> _Given problem_: Write the data out again, character for character, with no images.

> _Supplied material_:
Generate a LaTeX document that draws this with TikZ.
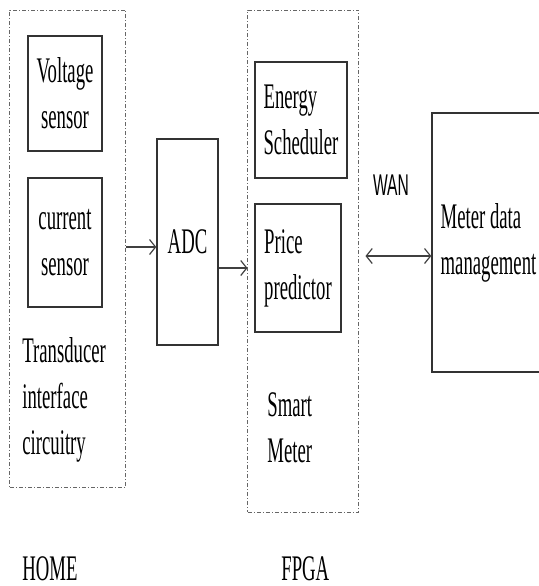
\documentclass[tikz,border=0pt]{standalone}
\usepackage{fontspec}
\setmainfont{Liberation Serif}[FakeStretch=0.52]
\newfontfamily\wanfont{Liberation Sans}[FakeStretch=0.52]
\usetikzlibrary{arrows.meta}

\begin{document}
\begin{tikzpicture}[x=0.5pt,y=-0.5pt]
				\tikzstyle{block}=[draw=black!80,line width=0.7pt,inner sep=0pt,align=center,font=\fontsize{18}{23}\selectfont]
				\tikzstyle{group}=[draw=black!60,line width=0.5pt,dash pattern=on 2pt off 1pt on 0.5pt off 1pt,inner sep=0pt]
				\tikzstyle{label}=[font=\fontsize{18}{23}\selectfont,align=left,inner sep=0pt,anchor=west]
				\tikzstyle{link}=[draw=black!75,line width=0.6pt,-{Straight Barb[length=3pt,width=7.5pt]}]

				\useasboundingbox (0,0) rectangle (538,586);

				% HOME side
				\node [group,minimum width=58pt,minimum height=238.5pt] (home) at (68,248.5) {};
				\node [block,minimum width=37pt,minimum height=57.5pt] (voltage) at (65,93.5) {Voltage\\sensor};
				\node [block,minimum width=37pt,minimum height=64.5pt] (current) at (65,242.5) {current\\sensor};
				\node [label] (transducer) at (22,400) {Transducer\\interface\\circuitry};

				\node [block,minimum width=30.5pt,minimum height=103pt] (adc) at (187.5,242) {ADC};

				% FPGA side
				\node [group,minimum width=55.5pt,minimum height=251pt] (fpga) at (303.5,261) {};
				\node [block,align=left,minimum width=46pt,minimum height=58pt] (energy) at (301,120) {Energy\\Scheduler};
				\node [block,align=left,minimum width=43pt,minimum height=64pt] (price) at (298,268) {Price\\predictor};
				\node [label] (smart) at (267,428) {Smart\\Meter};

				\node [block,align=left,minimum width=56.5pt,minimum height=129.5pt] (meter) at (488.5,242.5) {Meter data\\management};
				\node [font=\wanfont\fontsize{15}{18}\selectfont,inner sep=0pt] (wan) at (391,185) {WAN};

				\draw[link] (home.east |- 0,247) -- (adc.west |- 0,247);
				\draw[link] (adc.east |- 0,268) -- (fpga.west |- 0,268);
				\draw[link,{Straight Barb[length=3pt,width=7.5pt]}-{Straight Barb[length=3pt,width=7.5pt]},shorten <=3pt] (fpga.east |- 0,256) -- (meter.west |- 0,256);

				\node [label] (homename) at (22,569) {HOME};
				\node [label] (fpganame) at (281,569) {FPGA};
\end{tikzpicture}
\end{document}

> _Correct response_:
Generate a LaTeX document that draws this with TikZ.
\documentclass[tikz,border=0pt]{standalone}
\usepackage{fontspec}
\setmainfont{Liberation Serif}[FakeStretch=0.52]
\newfontfamily\wanfont{Liberation Sans}[FakeStretch=0.52]
\usetikzlibrary{arrows.meta}

\begin{document}
\begin{tikzpicture}[x=0.5pt,y=-0.5pt]
				\tikzstyle{block}=[draw=black!80,line width=0.7pt,inner sep=0pt,align=center,font=\fontsize{18}{23}\selectfont]
				\tikzstyle{group}=[draw=black!60,line width=0.5pt,dash pattern=on 2pt off 1pt on 0.5pt off 1pt,inner sep=0pt]
				\tikzstyle{label}=[font=\fontsize{18}{23}\selectfont,align=left,inner sep=0pt,anchor=west]
				\tikzstyle{link}=[draw=black!75,line width=0.6pt,-{Straight Barb[length=3pt,width=7.5pt]}]

				\useasboundingbox (0,0) rectangle (538,586);

				% HOME side
				\node [group,minimum width=58pt,minimum height=238.5pt] (home) at (68,248.5) {};
				\node [block,minimum width=37pt,minimum height=57.5pt] (voltage) at (65,93.5) {Voltage\\sensor};
				\node [block,minimum width=37pt,minimum height=64.5pt] (current) at (65,242.5) {current\\sensor};
				\node [label] (transducer) at (22,400) {Transducer\\interface\\circuitry};

				\node [block,minimum width=30.5pt,minimum height=103pt] (adc) at (187.5,242) {ADC};

				% FPGA side
				\node [group,minimum width=55.5pt,minimum height=251pt] (fpga) at (303.5,261) {};
				\node [block,align=left,minimum width=46pt,minimum height=58pt] (energy) at (301,120) {Energy\\Scheduler};
				\node [block,align=left,minimum width=43pt,minimum height=64pt] (price) at (298,268) {Price\\predictor};
				\node [label] (smart) at (267,428) {Smart\\Meter};

				\node [block,align=left,minimum width=56.5pt,minimum height=129.5pt] (meter) at (488.5,242.5) {Meter data\\management};
				\node [font=\wanfont\fontsize{15}{18}\selectfont,inner sep=0pt] (wan) at (391,185) {WAN};

				\draw[link] (home.east |- 0,247) -- (adc.west |- 0,247);
				\draw[link] (adc.east |- 0,268) -- (fpga.west |- 0,268);
				\draw[link,{Straight Barb[length=3pt,width=7.5pt]}-{Straight Barb[length=3pt,width=7.5pt]},shorten <=3pt] (fpga.east |- 0,256) -- (meter.west |- 0,256);

				\node [label] (homename) at (22,569) {HOME};
				\node [label] (fpganame) at (281,569) {FPGA};
\end{tikzpicture}
\end{document}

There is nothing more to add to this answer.